SHORT PROBLEM
For the material that follows, return exactly the lines from the one with "Convert this chart to Apache ECharts code." through the one with "const chart = echarts.init(document.getElementById('chart'));", both ends included.

--

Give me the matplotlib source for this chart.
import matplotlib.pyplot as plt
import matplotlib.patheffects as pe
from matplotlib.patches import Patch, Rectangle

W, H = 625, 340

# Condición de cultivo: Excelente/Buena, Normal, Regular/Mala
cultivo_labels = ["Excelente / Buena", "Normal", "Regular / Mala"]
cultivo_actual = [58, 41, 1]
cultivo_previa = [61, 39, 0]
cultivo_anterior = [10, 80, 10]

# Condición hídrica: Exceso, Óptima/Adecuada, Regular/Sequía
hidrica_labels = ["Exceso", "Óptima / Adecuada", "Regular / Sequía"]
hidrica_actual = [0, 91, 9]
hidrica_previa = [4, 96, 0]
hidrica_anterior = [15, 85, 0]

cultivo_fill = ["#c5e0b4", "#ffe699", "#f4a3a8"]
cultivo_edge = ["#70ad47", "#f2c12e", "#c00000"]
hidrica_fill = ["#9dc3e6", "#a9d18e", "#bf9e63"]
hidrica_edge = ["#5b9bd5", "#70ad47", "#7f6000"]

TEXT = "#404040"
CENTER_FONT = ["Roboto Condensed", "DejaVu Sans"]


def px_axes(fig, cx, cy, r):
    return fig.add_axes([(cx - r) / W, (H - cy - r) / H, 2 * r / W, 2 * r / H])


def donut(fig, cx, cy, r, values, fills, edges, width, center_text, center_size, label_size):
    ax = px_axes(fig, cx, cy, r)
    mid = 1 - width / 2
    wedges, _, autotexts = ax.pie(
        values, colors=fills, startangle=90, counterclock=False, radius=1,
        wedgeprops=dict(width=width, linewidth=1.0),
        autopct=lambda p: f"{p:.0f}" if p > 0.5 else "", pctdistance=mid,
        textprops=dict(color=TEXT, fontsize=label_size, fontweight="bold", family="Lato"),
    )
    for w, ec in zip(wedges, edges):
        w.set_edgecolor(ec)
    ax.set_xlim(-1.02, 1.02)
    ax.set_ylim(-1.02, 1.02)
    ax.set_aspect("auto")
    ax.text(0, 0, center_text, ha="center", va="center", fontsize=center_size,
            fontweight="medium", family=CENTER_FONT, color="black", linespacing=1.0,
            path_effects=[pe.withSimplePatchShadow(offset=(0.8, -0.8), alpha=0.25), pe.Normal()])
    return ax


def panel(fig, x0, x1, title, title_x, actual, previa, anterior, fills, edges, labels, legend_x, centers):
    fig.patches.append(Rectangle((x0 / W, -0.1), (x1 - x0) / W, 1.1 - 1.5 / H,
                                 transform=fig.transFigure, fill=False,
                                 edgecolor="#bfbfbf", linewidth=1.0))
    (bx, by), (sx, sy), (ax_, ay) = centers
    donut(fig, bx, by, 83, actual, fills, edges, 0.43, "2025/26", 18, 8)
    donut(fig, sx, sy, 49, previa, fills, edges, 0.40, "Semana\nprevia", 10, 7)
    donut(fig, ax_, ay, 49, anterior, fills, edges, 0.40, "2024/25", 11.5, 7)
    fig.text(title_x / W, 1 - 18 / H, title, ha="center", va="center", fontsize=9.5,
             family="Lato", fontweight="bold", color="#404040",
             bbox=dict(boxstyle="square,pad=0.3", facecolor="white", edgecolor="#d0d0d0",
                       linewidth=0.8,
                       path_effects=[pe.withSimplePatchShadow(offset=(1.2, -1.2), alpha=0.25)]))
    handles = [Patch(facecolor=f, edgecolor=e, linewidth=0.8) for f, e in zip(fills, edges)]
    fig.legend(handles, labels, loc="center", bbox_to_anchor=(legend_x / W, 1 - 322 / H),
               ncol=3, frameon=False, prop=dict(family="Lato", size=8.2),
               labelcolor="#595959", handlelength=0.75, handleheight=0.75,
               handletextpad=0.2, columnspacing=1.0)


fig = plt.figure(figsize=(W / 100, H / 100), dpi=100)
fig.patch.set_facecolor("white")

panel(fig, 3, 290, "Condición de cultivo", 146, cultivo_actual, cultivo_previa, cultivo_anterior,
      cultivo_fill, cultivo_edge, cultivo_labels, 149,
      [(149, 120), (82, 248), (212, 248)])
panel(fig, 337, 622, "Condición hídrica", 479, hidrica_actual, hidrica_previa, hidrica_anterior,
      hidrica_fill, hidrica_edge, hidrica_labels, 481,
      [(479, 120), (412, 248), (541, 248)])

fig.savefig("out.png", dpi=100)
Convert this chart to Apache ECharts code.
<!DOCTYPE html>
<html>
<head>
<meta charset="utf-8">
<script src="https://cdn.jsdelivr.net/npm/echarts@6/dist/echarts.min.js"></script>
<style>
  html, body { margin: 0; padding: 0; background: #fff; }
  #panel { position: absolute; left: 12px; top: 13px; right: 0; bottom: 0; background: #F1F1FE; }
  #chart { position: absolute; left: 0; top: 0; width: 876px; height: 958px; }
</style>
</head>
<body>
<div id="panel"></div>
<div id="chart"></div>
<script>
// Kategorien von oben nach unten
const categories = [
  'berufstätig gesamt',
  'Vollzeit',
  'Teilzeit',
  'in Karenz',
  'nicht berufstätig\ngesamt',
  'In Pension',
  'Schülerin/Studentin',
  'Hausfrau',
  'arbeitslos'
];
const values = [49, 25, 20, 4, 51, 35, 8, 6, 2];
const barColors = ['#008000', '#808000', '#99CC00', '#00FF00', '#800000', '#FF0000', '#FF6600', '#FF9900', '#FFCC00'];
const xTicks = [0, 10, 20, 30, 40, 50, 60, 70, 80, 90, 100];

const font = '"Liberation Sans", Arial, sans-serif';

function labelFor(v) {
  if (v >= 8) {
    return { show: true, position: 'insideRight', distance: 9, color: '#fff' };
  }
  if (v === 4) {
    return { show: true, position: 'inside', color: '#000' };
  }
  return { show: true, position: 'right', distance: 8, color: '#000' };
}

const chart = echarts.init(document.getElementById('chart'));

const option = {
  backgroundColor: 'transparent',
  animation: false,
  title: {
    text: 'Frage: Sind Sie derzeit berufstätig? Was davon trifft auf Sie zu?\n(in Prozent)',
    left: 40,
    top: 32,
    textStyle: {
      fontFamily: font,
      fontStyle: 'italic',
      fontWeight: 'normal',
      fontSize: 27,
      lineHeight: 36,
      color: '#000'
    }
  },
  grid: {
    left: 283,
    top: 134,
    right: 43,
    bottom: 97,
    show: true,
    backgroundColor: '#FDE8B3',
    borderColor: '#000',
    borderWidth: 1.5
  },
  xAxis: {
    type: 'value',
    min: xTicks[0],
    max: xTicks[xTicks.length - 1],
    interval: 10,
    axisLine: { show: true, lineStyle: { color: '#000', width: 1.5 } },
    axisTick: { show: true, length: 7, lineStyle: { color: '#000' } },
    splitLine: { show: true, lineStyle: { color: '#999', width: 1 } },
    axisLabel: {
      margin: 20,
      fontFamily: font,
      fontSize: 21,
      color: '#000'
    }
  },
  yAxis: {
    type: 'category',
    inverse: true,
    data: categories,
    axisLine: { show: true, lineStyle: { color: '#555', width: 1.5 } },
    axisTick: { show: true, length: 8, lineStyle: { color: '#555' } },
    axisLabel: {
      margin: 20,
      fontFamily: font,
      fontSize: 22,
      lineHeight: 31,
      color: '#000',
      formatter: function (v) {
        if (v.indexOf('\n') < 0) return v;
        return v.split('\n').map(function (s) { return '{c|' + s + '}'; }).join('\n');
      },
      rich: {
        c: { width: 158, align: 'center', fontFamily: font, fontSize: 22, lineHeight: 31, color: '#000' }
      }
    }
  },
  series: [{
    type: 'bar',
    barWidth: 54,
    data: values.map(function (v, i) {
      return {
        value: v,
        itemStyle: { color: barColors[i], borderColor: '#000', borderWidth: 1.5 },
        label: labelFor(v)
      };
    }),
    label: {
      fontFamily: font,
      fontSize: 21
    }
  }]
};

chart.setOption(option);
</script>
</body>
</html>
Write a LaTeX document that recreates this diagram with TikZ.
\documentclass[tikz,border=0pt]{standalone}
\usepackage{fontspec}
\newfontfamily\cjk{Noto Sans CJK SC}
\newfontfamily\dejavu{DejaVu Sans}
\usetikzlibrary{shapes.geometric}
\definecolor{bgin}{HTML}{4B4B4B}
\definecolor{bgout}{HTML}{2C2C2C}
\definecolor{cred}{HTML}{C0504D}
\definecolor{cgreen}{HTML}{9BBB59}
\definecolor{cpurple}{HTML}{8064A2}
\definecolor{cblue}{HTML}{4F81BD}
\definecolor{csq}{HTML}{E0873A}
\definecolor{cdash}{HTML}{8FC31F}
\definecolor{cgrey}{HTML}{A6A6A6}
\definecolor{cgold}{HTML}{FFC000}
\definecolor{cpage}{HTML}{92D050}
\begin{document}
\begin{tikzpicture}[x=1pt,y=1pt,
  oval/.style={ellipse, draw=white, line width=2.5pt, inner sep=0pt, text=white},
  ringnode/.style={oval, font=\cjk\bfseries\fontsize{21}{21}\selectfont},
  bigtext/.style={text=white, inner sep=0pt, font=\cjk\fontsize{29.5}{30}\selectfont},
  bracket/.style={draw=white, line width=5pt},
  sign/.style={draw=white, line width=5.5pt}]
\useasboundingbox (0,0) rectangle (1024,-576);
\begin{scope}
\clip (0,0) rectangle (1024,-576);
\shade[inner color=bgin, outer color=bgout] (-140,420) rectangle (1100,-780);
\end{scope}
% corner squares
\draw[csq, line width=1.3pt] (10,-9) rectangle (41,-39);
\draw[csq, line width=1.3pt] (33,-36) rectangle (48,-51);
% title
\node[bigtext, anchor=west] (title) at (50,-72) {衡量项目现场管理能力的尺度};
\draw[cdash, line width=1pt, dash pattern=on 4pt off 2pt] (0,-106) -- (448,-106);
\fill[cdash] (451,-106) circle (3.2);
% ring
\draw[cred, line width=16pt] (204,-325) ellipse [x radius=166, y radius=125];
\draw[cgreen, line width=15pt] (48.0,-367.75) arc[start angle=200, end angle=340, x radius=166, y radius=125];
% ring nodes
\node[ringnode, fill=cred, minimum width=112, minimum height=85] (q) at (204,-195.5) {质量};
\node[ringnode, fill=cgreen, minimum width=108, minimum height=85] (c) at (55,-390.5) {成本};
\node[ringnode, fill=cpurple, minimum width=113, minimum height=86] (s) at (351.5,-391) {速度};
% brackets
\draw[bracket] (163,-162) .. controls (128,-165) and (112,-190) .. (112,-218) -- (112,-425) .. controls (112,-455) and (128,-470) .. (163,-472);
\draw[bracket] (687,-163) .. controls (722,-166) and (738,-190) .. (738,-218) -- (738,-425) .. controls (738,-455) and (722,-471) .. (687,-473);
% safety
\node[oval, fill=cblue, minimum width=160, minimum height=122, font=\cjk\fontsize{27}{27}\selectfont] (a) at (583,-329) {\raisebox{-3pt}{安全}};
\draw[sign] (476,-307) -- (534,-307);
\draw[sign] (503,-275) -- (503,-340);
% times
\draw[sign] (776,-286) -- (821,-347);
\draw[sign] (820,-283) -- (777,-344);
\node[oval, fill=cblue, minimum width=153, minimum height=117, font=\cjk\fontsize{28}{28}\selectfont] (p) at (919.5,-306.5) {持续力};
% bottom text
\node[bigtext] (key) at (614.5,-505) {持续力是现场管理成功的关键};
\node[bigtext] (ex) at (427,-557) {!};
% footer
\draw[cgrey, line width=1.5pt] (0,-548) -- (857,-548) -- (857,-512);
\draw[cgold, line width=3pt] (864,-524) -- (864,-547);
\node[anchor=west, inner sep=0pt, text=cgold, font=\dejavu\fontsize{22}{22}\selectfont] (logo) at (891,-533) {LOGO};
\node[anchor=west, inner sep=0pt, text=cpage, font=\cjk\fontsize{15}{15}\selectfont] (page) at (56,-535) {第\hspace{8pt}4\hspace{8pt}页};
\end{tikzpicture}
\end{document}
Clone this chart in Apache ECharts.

--

FINAL RESULT
Convert this chart to Apache ECharts code.
<!DOCTYPE html>
<html>
<head>
<meta charset="utf-8">
<script src="https://cdn.jsdelivr.net/npm/echarts@6/dist/echarts.min.js"></script>
<style>
  html, body { margin: 0; padding: 0; background: #fff; }
  #panel { position: absolute; left: 12px; top: 13px; right: 0; bottom: 0; background: #F1F1FE; }
  #chart { position: absolute; left: 0; top: 0; width: 876px; height: 958px; }
</style>
</head>
<body>
<div id="panel"></div>
<div id="chart"></div>
<script>
// Kategorien von oben nach unten
const categories = [
  'berufstätig gesamt',
  'Vollzeit',
  'Teilzeit',
  'in Karenz',
  'nicht berufstätig\ngesamt',
  'In Pension',
  'Schülerin/Studentin',
  'Hausfrau',
  'arbeitslos'
];
const values = [49, 25, 20, 4, 51, 35, 8, 6, 2];
const barColors = ['#008000', '#808000', '#99CC00', '#00FF00', '#800000', '#FF0000', '#FF6600', '#FF9900', '#FFCC00'];
const xTicks = [0, 10, 20, 30, 40, 50, 60, 70, 80, 90, 100];

const font = '"Liberation Sans", Arial, sans-serif';

function labelFor(v) {
  if (v >= 8) {
    return { show: true, position: 'insideRight', distance: 9, color: '#fff' };
  }
  if (v === 4) {
    return { show: true, position: 'inside', color: '#000' };
  }
  return { show: true, position: 'right', distance: 8, color: '#000' };
}

const chart = echarts.init(document.getElementById('chart'));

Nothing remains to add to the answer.